▸ **WHAT YOU NEED TO DO**
The listing below should be copied in full, word for word.
>> START SUPPLIED DATA
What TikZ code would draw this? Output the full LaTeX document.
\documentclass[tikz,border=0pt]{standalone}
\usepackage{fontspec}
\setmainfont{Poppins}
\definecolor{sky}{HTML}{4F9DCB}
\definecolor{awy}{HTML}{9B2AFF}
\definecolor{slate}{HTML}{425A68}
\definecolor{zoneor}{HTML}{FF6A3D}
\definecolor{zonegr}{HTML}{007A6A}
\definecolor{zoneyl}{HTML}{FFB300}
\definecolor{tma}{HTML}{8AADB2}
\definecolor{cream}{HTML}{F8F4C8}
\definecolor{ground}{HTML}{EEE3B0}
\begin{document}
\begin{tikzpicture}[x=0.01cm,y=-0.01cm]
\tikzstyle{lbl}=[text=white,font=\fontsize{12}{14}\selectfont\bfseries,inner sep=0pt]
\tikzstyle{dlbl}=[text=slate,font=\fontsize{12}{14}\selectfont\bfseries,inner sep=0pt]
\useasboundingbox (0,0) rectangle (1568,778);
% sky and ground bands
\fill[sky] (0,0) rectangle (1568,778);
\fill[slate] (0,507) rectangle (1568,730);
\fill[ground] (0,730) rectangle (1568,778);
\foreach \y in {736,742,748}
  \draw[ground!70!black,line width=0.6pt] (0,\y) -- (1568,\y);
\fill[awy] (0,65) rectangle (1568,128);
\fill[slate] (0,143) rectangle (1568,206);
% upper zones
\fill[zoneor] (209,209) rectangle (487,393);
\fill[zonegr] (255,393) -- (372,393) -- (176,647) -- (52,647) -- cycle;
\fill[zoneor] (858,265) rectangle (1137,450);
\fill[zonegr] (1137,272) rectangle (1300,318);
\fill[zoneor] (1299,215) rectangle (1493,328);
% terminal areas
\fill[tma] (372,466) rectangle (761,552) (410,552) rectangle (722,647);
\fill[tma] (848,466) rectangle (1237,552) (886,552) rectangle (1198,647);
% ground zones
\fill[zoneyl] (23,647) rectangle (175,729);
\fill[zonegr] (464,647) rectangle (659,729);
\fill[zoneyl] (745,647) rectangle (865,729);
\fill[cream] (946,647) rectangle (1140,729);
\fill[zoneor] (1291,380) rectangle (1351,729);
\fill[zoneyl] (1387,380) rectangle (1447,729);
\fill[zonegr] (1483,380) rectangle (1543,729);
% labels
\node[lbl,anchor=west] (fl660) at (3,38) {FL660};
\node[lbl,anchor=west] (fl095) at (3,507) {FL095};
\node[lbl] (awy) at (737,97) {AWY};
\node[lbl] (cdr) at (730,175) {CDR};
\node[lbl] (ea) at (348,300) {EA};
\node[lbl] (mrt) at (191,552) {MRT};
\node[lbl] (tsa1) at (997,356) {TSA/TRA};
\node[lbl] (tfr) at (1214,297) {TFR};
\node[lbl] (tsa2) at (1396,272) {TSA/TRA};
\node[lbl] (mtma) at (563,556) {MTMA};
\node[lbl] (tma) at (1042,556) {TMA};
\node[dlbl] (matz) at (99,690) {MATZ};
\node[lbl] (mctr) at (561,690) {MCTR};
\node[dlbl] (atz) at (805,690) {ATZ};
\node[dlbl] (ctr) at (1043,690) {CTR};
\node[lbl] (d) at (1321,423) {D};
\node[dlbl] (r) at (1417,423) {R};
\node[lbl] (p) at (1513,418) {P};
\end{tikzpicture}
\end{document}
>> END SUPPLIED DATA
▸ **OUTPUT OF THE EXERCISE**
What TikZ code would draw this? Output the full LaTeX document.
\documentclass[tikz,border=0pt]{standalone}
\usepackage{fontspec}
\setmainfont{Poppins}
\definecolor{sky}{HTML}{4F9DCB}
\definecolor{awy}{HTML}{9B2AFF}
\definecolor{slate}{HTML}{425A68}
\definecolor{zoneor}{HTML}{FF6A3D}
\definecolor{zonegr}{HTML}{007A6A}
\definecolor{zoneyl}{HTML}{FFB300}
\definecolor{tma}{HTML}{8AADB2}
\definecolor{cream}{HTML}{F8F4C8}
\definecolor{ground}{HTML}{EEE3B0}
\begin{document}
\begin{tikzpicture}[x=0.01cm,y=-0.01cm]
\tikzstyle{lbl}=[text=white,font=\fontsize{12}{14}\selectfont\bfseries,inner sep=0pt]
\tikzstyle{dlbl}=[text=slate,font=\fontsize{12}{14}\selectfont\bfseries,inner sep=0pt]
\useasboundingbox (0,0) rectangle (1568,778);
% sky and ground bands
\fill[sky] (0,0) rectangle (1568,778);
\fill[slate] (0,507) rectangle (1568,730);
\fill[ground] (0,730) rectangle (1568,778);
\foreach \y in {736,742,748}
  \draw[ground!70!black,line width=0.6pt] (0,\y) -- (1568,\y);
\fill[awy] (0,65) rectangle (1568,128);
\fill[slate] (0,143) rectangle (1568,206);
% upper zones
\fill[zoneor] (209,209) rectangle (487,393);
\fill[zonegr] (255,393) -- (372,393) -- (176,647) -- (52,647) -- cycle;
\fill[zoneor] (858,265) rectangle (1137,450);
\fill[zonegr] (1137,272) rectangle (1300,318);
\fill[zoneor] (1299,215) rectangle (1493,328);
% terminal areas
\fill[tma] (372,466) rectangle (761,552) (410,552) rectangle (722,647);
\fill[tma] (848,466) rectangle (1237,552) (886,552) rectangle (1198,647);
% ground zones
\fill[zoneyl] (23,647) rectangle (175,729);
\fill[zonegr] (464,647) rectangle (659,729);
\fill[zoneyl] (745,647) rectangle (865,729);
\fill[cream] (946,647) rectangle (1140,729);
\fill[zoneor] (1291,380) rectangle (1351,729);
\fill[zoneyl] (1387,380) rectangle (1447,729);
\fill[zonegr] (1483,380) rectangle (1543,729);
% labels
\node[lbl,anchor=west] (fl660) at (3,38) {FL660};
\node[lbl,anchor=west] (fl095) at (3,507) {FL095};
\node[lbl] (awy) at (737,97) {AWY};
\node[lbl] (cdr) at (730,175) {CDR};
\node[lbl] (ea) at (348,300) {EA};
\node[lbl] (mrt) at (191,552) {MRT};
\node[lbl] (tsa1) at (997,356) {TSA/TRA};
\node[lbl] (tfr) at (1214,297) {TFR};
\node[lbl] (tsa2) at (1396,272) {TSA/TRA};
\node[lbl] (mtma) at (563,556) {MTMA};
\node[lbl] (tma) at (1042,556) {TMA};
\node[dlbl] (matz) at (99,690) {MATZ};
\node[lbl] (mctr) at (561,690) {MCTR};
\node[dlbl] (atz) at (805,690) {ATZ};
\node[dlbl] (ctr) at (1043,690) {CTR};
\node[lbl] (d) at (1321,423) {D};
\node[dlbl] (r) at (1417,423) {R};
\node[lbl] (p) at (1513,418) {P};
\end{tikzpicture}
\end{document}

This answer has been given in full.